___ Collected data ___

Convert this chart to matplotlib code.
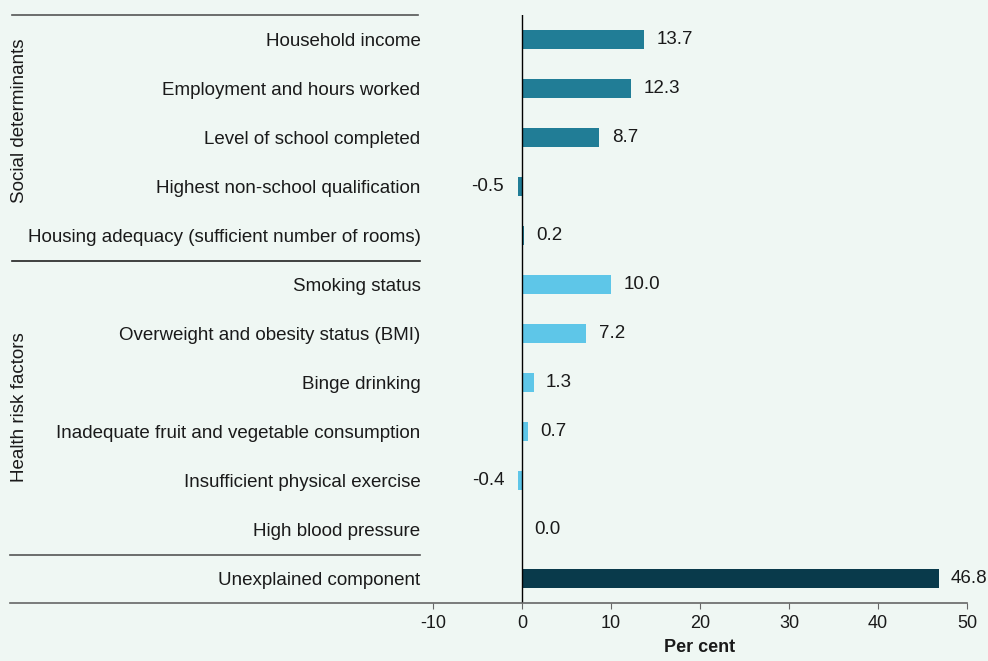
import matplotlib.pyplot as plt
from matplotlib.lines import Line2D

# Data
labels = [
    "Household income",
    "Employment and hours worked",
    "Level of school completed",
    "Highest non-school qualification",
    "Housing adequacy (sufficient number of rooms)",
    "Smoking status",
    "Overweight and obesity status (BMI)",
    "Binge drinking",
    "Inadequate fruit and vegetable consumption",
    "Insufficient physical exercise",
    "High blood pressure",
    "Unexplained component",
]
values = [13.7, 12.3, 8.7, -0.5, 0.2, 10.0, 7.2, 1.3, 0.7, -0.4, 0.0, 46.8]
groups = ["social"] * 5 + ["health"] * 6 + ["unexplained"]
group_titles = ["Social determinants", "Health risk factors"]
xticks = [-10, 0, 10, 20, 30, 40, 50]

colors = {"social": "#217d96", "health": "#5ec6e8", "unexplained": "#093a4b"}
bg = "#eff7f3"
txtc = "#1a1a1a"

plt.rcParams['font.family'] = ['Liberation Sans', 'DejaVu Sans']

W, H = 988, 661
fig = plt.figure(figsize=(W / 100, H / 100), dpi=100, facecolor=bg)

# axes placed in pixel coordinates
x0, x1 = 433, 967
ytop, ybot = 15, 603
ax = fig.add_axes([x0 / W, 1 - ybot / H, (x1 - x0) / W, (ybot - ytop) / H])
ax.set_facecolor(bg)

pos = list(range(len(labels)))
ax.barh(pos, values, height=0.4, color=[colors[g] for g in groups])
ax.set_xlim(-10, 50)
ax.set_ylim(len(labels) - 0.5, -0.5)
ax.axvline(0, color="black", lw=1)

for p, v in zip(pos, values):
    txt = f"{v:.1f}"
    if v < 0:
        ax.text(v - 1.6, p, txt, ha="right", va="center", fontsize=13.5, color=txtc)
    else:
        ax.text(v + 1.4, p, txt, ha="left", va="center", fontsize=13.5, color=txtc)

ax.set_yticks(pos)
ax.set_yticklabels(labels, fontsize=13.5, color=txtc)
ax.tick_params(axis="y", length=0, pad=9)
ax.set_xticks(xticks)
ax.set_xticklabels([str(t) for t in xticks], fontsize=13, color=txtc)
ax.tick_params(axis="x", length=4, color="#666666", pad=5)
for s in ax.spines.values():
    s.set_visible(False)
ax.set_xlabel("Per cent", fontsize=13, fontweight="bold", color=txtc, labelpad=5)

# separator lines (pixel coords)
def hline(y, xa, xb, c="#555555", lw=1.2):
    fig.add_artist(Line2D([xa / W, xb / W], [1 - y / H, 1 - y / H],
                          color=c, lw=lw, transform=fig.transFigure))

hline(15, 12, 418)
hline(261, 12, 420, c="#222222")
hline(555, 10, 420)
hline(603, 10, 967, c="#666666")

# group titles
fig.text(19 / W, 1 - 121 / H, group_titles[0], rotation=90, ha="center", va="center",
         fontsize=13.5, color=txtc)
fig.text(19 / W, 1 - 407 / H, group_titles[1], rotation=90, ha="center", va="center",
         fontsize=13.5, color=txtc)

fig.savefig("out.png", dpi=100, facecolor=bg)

___

From the data above, write out everything exactly except the pictures.

Convert this chart to matplotlib code.
import matplotlib.pyplot as plt
from matplotlib.lines import Line2D

# Data
labels = [
    "Household income",
    "Employment and hours worked",
    "Level of school completed",
    "Highest non-school qualification",
    "Housing adequacy (sufficient number of rooms)",
    "Smoking status",
    "Overweight and obesity status (BMI)",
    "Binge drinking",
    "Inadequate fruit and vegetable consumption",
    "Insufficient physical exercise",
    "High blood pressure",
    "Unexplained component",
]
values = [13.7, 12.3, 8.7, -0.5, 0.2, 10.0, 7.2, 1.3, 0.7, -0.4, 0.0, 46.8]
groups = ["social"] * 5 + ["health"] * 6 + ["unexplained"]
group_titles = ["Social determinants", "Health risk factors"]
xticks = [-10, 0, 10, 20, 30, 40, 50]

colors = {"social": "#217d96", "health": "#5ec6e8", "unexplained": "#093a4b"}
bg = "#eff7f3"
txtc = "#1a1a1a"

plt.rcParams['font.family'] = ['Liberation Sans', 'DejaVu Sans']

W, H = 988, 661
fig = plt.figure(figsize=(W / 100, H / 100), dpi=100, facecolor=bg)

# axes placed in pixel coordinates
x0, x1 = 433, 967
ytop, ybot = 15, 603
ax = fig.add_axes([x0 / W, 1 - ybot / H, (x1 - x0) / W, (ybot - ytop) / H])
ax.set_facecolor(bg)

pos = list(range(len(labels)))
ax.barh(pos, values, height=0.4, color=[colors[g] for g in groups])
ax.set_xlim(-10, 50)
ax.set_ylim(len(labels) - 0.5, -0.5)
ax.axvline(0, color="black", lw=1)

for p, v in zip(pos, values):
    txt = f"{v:.1f}"
    if v < 0:
        ax.text(v - 1.6, p, txt, ha="right", va="center", fontsize=13.5, color=txtc)
    else:
        ax.text(v + 1.4, p, txt, ha="left", va="center", fontsize=13.5, color=txtc)

ax.set_yticks(pos)
ax.set_yticklabels(labels, fontsize=13.5, color=txtc)
ax.tick_params(axis="y", length=0, pad=9)
ax.set_xticks(xticks)
ax.set_xticklabels([str(t) for t in xticks], fontsize=13, color=txtc)
ax.tick_params(axis="x", length=4, color="#666666", pad=5)
for s in ax.spines.values():
    s.set_visible(False)
ax.set_xlabel("Per cent", fontsize=13, fontweight="bold", color=txtc, labelpad=5)

# separator lines (pixel coords)
def hline(y, xa, xb, c="#555555", lw=1.2):
    fig.add_artist(Line2D([xa / W, xb / W], [1 - y / H, 1 - y / H],
                          color=c, lw=lw, transform=fig.transFigure))

hline(15, 12, 418)
hline(261, 12, 420, c="#222222")
hline(555, 10, 420)
hline(603, 10, 967, c="#666666")

# group titles
fig.text(19 / W, 1 - 121 / H, group_titles[0], rotation=90, ha="center", va="center",
         fontsize=13.5, color=txtc)
fig.text(19 / W, 1 - 407 / H, group_titles[1], rotation=90, ha="center", va="center",
         fontsize=13.5, color=txtc)

fig.savefig("out.png", dpi=100, facecolor=bg)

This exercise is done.